Collected material:

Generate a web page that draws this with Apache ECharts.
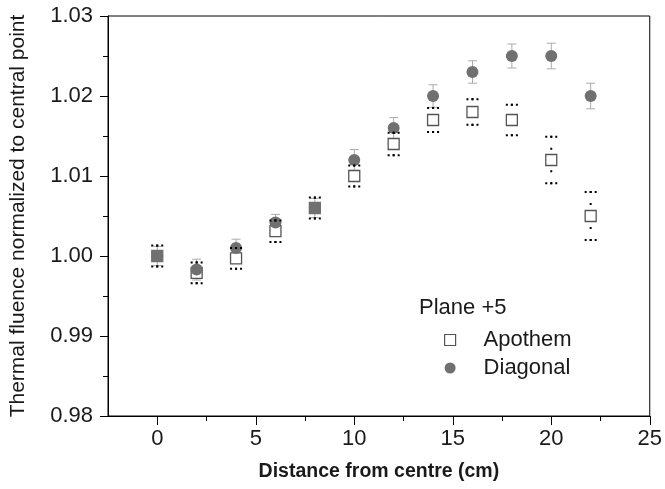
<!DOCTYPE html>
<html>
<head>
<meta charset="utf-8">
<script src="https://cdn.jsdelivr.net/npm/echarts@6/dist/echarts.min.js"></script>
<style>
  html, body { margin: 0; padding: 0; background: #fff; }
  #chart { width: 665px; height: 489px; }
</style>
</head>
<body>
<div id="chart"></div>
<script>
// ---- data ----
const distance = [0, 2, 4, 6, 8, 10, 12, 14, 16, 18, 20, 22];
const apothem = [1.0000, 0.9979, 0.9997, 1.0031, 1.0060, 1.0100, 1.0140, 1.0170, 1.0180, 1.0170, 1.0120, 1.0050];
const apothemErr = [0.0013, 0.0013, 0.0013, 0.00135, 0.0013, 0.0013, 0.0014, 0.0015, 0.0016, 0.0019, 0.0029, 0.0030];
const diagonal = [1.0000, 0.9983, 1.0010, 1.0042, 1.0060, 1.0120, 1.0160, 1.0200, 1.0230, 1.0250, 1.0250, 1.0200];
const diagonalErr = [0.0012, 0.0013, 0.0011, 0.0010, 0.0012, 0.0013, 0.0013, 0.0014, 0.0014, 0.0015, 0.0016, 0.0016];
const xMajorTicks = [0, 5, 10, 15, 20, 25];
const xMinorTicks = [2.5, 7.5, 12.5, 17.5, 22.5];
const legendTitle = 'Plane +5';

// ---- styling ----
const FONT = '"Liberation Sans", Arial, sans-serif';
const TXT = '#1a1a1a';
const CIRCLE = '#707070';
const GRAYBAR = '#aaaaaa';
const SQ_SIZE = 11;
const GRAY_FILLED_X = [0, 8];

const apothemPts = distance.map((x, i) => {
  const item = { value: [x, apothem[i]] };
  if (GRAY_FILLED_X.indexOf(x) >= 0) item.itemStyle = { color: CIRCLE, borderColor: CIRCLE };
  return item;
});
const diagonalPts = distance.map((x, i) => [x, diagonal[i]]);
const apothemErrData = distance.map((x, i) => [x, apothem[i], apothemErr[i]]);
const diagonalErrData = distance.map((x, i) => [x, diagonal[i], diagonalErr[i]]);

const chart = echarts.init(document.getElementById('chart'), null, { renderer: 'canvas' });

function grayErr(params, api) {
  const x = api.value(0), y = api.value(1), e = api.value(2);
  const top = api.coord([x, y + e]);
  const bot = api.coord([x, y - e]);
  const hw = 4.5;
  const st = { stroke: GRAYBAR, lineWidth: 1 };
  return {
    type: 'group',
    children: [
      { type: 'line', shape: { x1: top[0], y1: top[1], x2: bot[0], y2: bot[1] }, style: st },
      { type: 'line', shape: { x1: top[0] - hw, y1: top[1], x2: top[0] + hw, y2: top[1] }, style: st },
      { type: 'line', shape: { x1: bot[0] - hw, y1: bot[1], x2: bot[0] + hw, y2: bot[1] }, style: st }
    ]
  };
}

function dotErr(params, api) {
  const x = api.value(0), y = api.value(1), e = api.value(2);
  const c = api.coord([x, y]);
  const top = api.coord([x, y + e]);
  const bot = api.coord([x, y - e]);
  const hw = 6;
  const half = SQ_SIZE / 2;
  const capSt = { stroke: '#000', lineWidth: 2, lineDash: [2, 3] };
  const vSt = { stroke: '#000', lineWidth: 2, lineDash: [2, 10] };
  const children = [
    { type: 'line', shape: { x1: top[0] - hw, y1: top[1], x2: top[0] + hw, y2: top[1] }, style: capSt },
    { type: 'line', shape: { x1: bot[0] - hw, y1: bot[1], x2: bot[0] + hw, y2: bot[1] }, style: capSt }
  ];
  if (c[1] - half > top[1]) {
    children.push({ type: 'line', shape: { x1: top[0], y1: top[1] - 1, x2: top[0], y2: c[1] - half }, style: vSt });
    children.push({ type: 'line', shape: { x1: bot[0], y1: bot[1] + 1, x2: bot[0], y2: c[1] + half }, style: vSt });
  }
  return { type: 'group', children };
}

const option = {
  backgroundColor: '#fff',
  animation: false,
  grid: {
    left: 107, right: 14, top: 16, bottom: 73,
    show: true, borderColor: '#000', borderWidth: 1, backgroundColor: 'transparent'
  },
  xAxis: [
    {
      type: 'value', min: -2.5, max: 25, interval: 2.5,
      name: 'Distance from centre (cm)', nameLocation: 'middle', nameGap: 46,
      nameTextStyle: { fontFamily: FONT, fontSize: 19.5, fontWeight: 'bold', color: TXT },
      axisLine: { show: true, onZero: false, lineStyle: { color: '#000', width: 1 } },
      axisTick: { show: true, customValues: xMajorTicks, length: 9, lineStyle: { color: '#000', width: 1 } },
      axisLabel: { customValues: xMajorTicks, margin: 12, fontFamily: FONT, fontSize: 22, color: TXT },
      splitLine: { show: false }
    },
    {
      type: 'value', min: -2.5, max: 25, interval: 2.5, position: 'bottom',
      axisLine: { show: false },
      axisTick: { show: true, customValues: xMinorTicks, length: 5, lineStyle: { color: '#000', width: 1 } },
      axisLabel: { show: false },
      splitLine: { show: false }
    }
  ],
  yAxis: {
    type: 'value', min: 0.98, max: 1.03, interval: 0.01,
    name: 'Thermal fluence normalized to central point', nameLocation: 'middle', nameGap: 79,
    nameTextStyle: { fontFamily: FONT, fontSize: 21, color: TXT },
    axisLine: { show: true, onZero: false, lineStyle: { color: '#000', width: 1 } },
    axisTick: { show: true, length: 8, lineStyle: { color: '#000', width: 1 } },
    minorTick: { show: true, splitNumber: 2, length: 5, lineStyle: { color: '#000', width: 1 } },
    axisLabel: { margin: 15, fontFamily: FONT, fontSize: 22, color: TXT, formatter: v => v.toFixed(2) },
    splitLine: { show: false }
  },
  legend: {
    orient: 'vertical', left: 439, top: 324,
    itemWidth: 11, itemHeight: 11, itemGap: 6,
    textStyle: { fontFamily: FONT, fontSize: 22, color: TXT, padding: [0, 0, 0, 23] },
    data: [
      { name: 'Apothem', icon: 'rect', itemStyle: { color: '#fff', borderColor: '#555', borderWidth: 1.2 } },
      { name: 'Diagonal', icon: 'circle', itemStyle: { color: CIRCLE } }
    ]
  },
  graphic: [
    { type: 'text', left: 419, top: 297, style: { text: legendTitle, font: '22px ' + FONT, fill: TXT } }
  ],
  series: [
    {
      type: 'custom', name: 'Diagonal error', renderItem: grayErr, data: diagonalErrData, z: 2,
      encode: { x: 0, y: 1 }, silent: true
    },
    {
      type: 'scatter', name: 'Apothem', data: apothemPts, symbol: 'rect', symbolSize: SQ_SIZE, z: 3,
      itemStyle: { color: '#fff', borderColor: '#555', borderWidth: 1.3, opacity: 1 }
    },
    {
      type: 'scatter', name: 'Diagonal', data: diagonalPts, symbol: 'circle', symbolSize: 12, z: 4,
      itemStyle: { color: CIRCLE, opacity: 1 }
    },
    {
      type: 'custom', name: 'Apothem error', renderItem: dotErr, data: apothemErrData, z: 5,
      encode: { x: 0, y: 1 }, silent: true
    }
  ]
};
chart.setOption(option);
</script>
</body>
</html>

Required task:
Except for the pictures, give all the material above again verbatim.

Task response:
Generate a web page that draws this with Apache ECharts.
<!DOCTYPE html>
<html>
<head>
<meta charset="utf-8">
<script src="https://cdn.jsdelivr.net/npm/echarts@6/dist/echarts.min.js"></script>
<style>
  html, body { margin: 0; padding: 0; background: #fff; }
  #chart { width: 665px; height: 489px; }
</style>
</head>
<body>
<div id="chart"></div>
<script>
// ---- data ----
const distance = [0, 2, 4, 6, 8, 10, 12, 14, 16, 18, 20, 22];
const apothem = [1.0000, 0.9979, 0.9997, 1.0031, 1.0060, 1.0100, 1.0140, 1.0170, 1.0180, 1.0170, 1.0120, 1.0050];
const apothemErr = [0.0013, 0.0013, 0.0013, 0.00135, 0.0013, 0.0013, 0.0014, 0.0015, 0.0016, 0.0019, 0.0029, 0.0030];
const diagonal = [1.0000, 0.9983, 1.0010, 1.0042, 1.0060, 1.0120, 1.0160, 1.0200, 1.0230, 1.0250, 1.0250, 1.0200];
const diagonalErr = [0.0012, 0.0013, 0.0011, 0.0010, 0.0012, 0.0013, 0.0013, 0.0014, 0.0014, 0.0015, 0.0016, 0.0016];
const xMajorTicks = [0, 5, 10, 15, 20, 25];
const xMinorTicks = [2.5, 7.5, 12.5, 17.5, 22.5];
const legendTitle = 'Plane +5';

// ---- styling ----
const FONT = '"Liberation Sans", Arial, sans-serif';
const TXT = '#1a1a1a';
const CIRCLE = '#707070';
const GRAYBAR = '#aaaaaa';
const SQ_SIZE = 11;
const GRAY_FILLED_X = [0, 8];

const apothemPts = distance.map((x, i) => {
  const item = { value: [x, apothem[i]] };
  if (GRAY_FILLED_X.indexOf(x) >= 0) item.itemStyle = { color: CIRCLE, borderColor: CIRCLE };
  return item;
});
const diagonalPts = distance.map((x, i) => [x, diagonal[i]]);
const apothemErrData = distance.map((x, i) => [x, apothem[i], apothemErr[i]]);
const diagonalErrData = distance.map((x, i) => [x, diagonal[i], diagonalErr[i]]);

const chart = echarts.init(document.getElementById('chart'), null, { renderer: 'canvas' });

function grayErr(params, api) {
  const x = api.value(0), y = api.value(1), e = api.value(2);
  const top = api.coord([x, y + e]);
  const bot = api.coord([x, y - e]);
  const hw = 4.5;
  const st = { stroke: GRAYBAR, lineWidth: 1 };
  return {
    type: 'group',
    children: [
      { type: 'line', shape: { x1: top[0], y1: top[1], x2: bot[0], y2: bot[1] }, style: st },
      { type: 'line', shape: { x1: top[0] - hw, y1: top[1], x2: top[0] + hw, y2: top[1] }, style: st },
      { type: 'line', shape: { x1: bot[0] - hw, y1: bot[1], x2: bot[0] + hw, y2: bot[1] }, style: st }
    ]
  };
}

function dotErr(params, api) {
  const x = api.value(0), y = api.value(1), e = api.value(2);
  const c = api.coord([x, y]);
  const top = api.coord([x, y + e]);
  const bot = api.coord([x, y - e]);
  const hw = 6;
  const half = SQ_SIZE / 2;
  const capSt = { stroke: '#000', lineWidth: 2, lineDash: [2, 3] };
  const vSt = { stroke: '#000', lineWidth: 2, lineDash: [2, 10] };
  const children = [
    { type: 'line', shape: { x1: top[0] - hw, y1: top[1], x2: top[0] + hw, y2: top[1] }, style: capSt },
    { type: 'line', shape: { x1: bot[0] - hw, y1: bot[1], x2: bot[0] + hw, y2: bot[1] }, style: capSt }
  ];
  if (c[1] - half > top[1]) {
    children.push({ type: 'line', shape: { x1: top[0], y1: top[1] - 1, x2: top[0], y2: c[1] - half }, style: vSt });
    children.push({ type: 'line', shape: { x1: bot[0], y1: bot[1] + 1, x2: bot[0], y2: c[1] + half }, style: vSt });
  }
  return { type: 'group', children };
}

const option = {
  backgroundColor: '#fff',
  animation: false,
  grid: {
    left: 107, right: 14, top: 16, bottom: 73,
    show: true, borderColor: '#000', borderWidth: 1, backgroundColor: 'transparent'
  },
  xAxis: [
    {
      type: 'value', min: -2.5, max: 25, interval: 2.5,
      name: 'Distance from centre (cm)', nameLocation: 'middle', nameGap: 46,
      nameTextStyle: { fontFamily: FONT, fontSize: 19.5, fontWeight: 'bold', color: TXT },
      axisLine: { show: true, onZero: false, lineStyle: { color: '#000', width: 1 } },
      axisTick: { show: true, customValues: xMajorTicks, length: 9, lineStyle: { color: '#000', width: 1 } },
      axisLabel: { customValues: xMajorTicks, margin: 12, fontFamily: FONT, fontSize: 22, color: TXT },
      splitLine: { show: false }
    },
    {
      type: 'value', min: -2.5, max: 25, interval: 2.5, position: 'bottom',
      axisLine: { show: false },
      axisTick: { show: true, customValues: xMinorTicks, length: 5, lineStyle: { color: '#000', width: 1 } },
      axisLabel: { show: false },
      splitLine: { show: false }
    }
  ],
  yAxis: {
    type: 'value', min: 0.98, max: 1.03, interval: 0.01,
    name: 'Thermal fluence normalized to central point', nameLocation: 'middle', nameGap: 79,
    nameTextStyle: { fontFamily: FONT, fontSize: 21, color: TXT },
    axisLine: { show: true, onZero: false, lineStyle: { color: '#000', width: 1 } },
    axisTick: { show: true, length: 8, lineStyle: { color: '#000', width: 1 } },
    minorTick: { show: true, splitNumber: 2, length: 5, lineStyle: { color: '#000', width: 1 } },
    axisLabel: { margin: 15, fontFamily: FONT, fontSize: 22, color: TXT, formatter: v => v.toFixed(2) },
    splitLine: { show: false }
  },
  legend: {
    orient: 'vertical', left: 439, top: 324,
    itemWidth: 11, itemHeight: 11, itemGap: 6,
    textStyle: { fontFamily: FONT, fontSize: 22, color: TXT, padding: [0, 0, 0, 23] },
    data: [
      { name: 'Apothem', icon: 'rect', itemStyle: { color: '#fff', borderColor: '#555', borderWidth: 1.2 } },
      { name: 'Diagonal', icon: 'circle', itemStyle: { color: CIRCLE } }
    ]
  },
  graphic: [
    { type: 'text', left: 419, top: 297, style: { text: legendTitle, font: '22px ' + FONT, fill: TXT } }
  ],
  series: [
    {
      type: 'custom', name: 'Diagonal error', renderItem: grayErr, data: diagonalErrData, z: 2,
      encode: { x: 0, y: 1 }, silent: true
    },
    {
      type: 'scatter', name: 'Apothem', data: apothemPts, symbol: 'rect', symbolSize: SQ_SIZE, z: 3,
      itemStyle: { color: '#fff', borderColor: '#555', borderWidth: 1.3, opacity: 1 }
    },
    {
      type: 'scatter', name: 'Diagonal', data: diagonalPts, symbol: 'circle', symbolSize: 12, z: 4,
      itemStyle: { color: CIRCLE, opacity: 1 }
    },
    {
      type: 'custom', name: 'Apothem error', renderItem: dotErr, data: apothemErrData, z: 5,
      encode: { x: 0, y: 1 }, silent: true
    }
  ]
};
chart.setOption(option);
</script>
</body>
</html>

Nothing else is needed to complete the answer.